Maximizing APM is more like agility drills in football: a basic foundational skill whose lack will prevent you from executing even if you have a great meta game.




Yes, unless you specialize in cheesy builds, you have to have a great APM. I think there used to be at least 2 GMs in WoL who were just cannon rushing or 6pooling every game with 100 or so APM.


Yeah that was me, sorry. I tried, for fun, to cheese my way into GM and it's entirely possible.


To cpeterso: (HN has a reply depth limit) A cheesy build has a couple definitions depending on who you are, but it generally refers to an "all or nothing" style build that usually depends on a gimmick that goes undetected.

For example, one race of Starcraft has early access to a building that can fire upon enemies. If they can build these building strategically near an enemy's base without the enemy noticing, they can effectively box an enemy in, preventing them from expanding or attack until they commit a large enough force to destroy those buildings.

The same race in Starcraft can build permanently cloaked units that can only be detected with an "observer" class unit/building. If you can obtain the requirements for building said cloaked units without your opponent noticing and then build a few, you can send in these invisible units to damage your opponent until they have the proper response.

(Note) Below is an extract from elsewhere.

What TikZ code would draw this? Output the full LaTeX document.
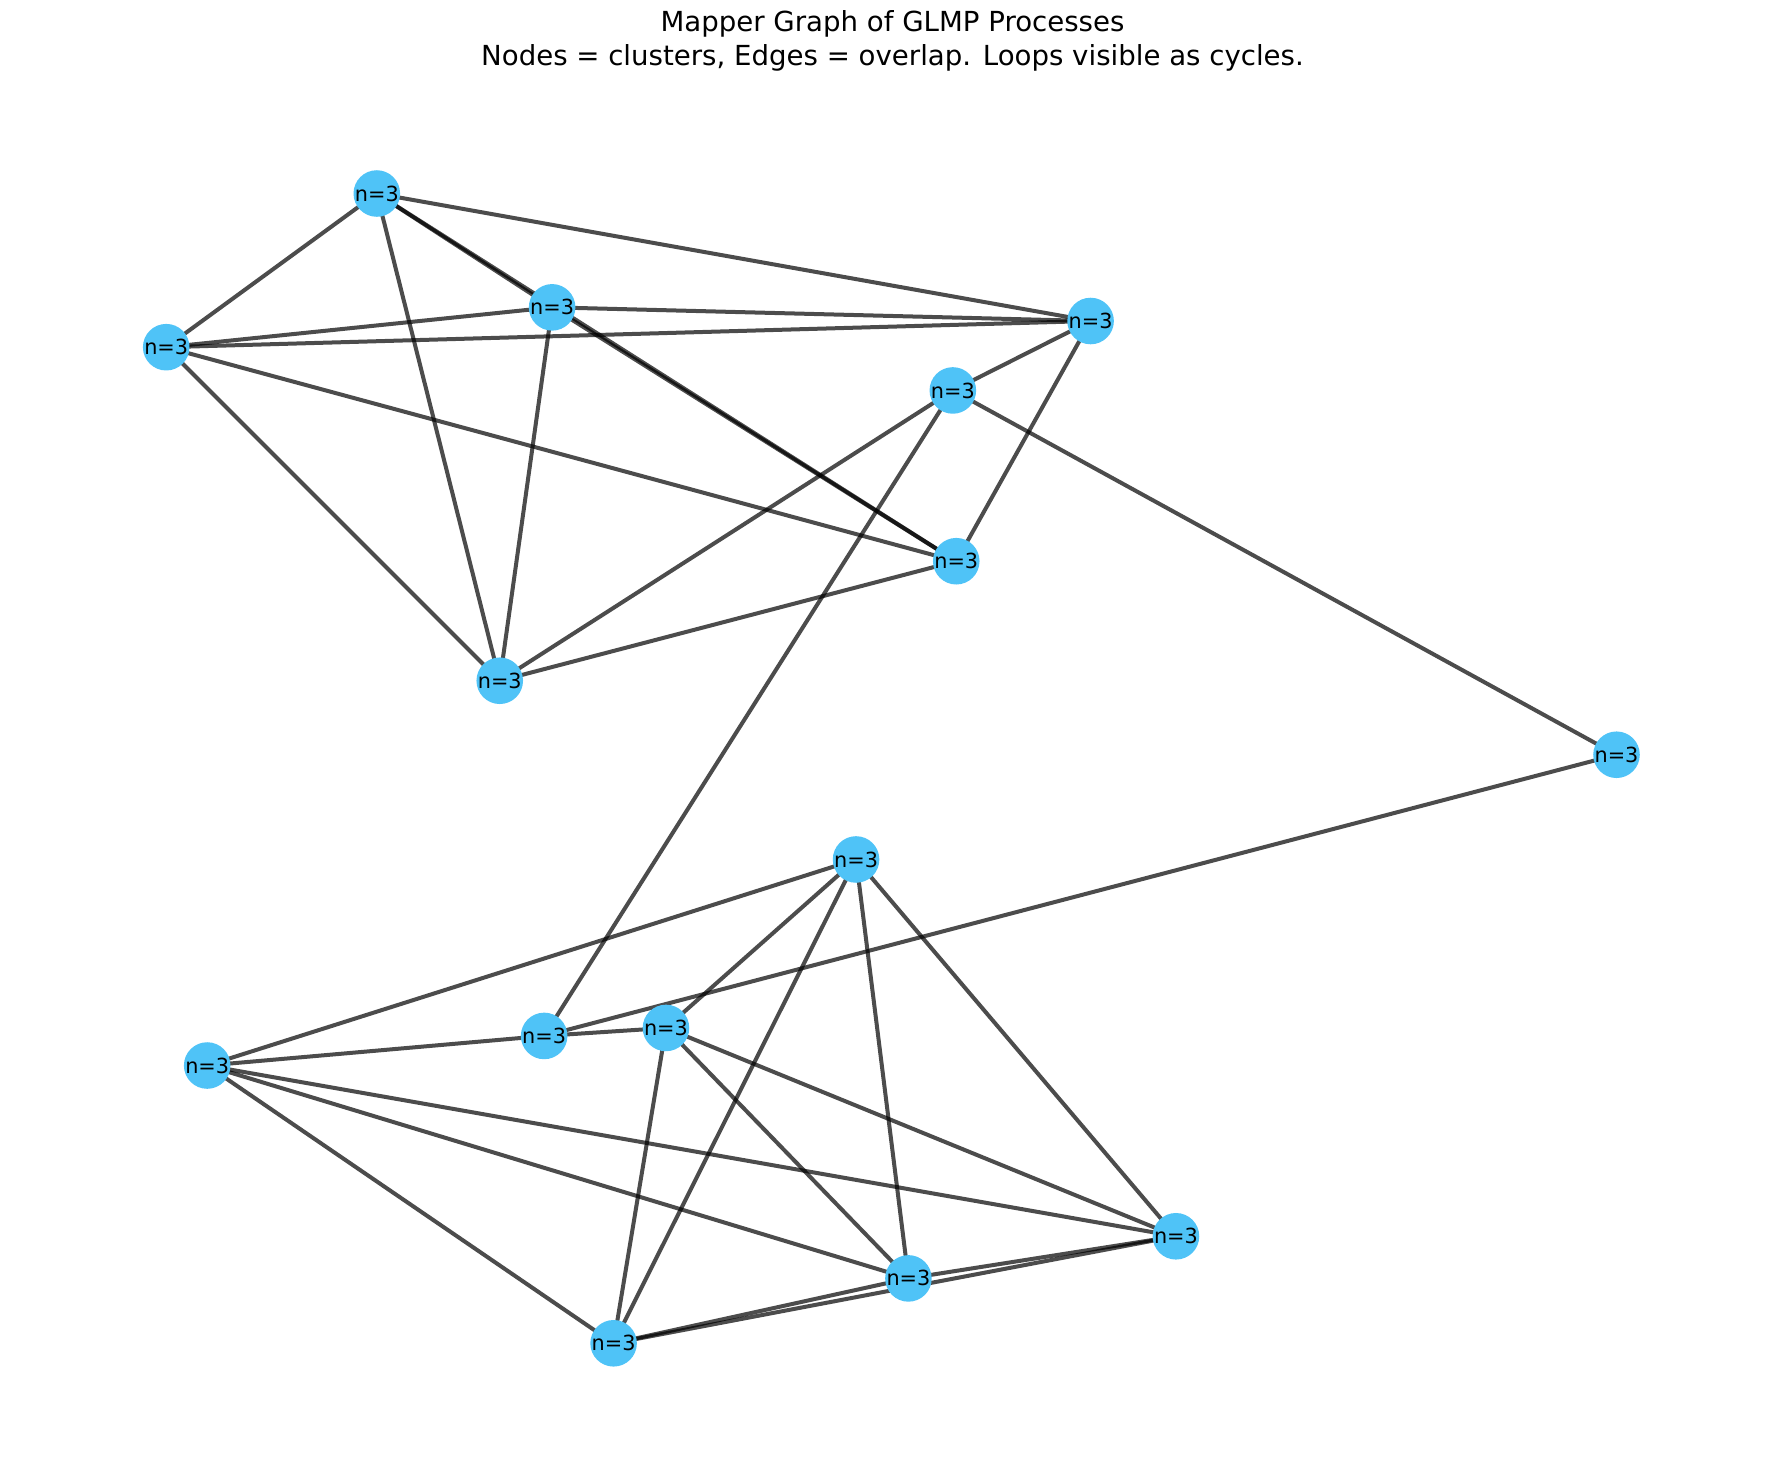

Basically, it's a strategy that can be overwhelming if it works, but it has a few tells and being discovered committing one of these strategies early enough is basically a loss.


For us non-StarCraft players, what is a "cheesy build"? <:)


It's cheesy cause it "smells" :) If enemy is scouting on time he will notice your cheese and if he reacts properly he is almost guaranteed to win no matter what. But many people don't scout (or don't understand what they see even when they scout) and then cheesy strategy is easy win.

It's usually very gimmicky strategy - for example building your barracks near enemy base at the start of the game and pumping army instead of workers, or attacking with your soldiers AND workers before opponent has army to defend.

Most players look down on cheese, cause it's much easier than to play a regular ("macro") game - you only need to learn a few first minutes of game and then either you won or you lost, you don't need to react to enemy, and you don't need to multitask much (you have few units and only one base at the beginning of the game).

On the other hand people say that cheese keeps others "honest" - people often play greedy (skip scouting and defense to get economy faster) and cheese punish that.

In tournaments when players play each other a few times choosing to cheese or not is another level of metagame.


Interesting how different strategies within the same set of rules are looked down on. Thanks for the explanation.


Anything extensively on 1base when you should be on 2base. If 1basing, your limited resources all go towards one attack, or one attack with a small follow up.

If you defend against it, you pretty much win as they sunk all their resources into early low tier army, instead of economic balanced expansion.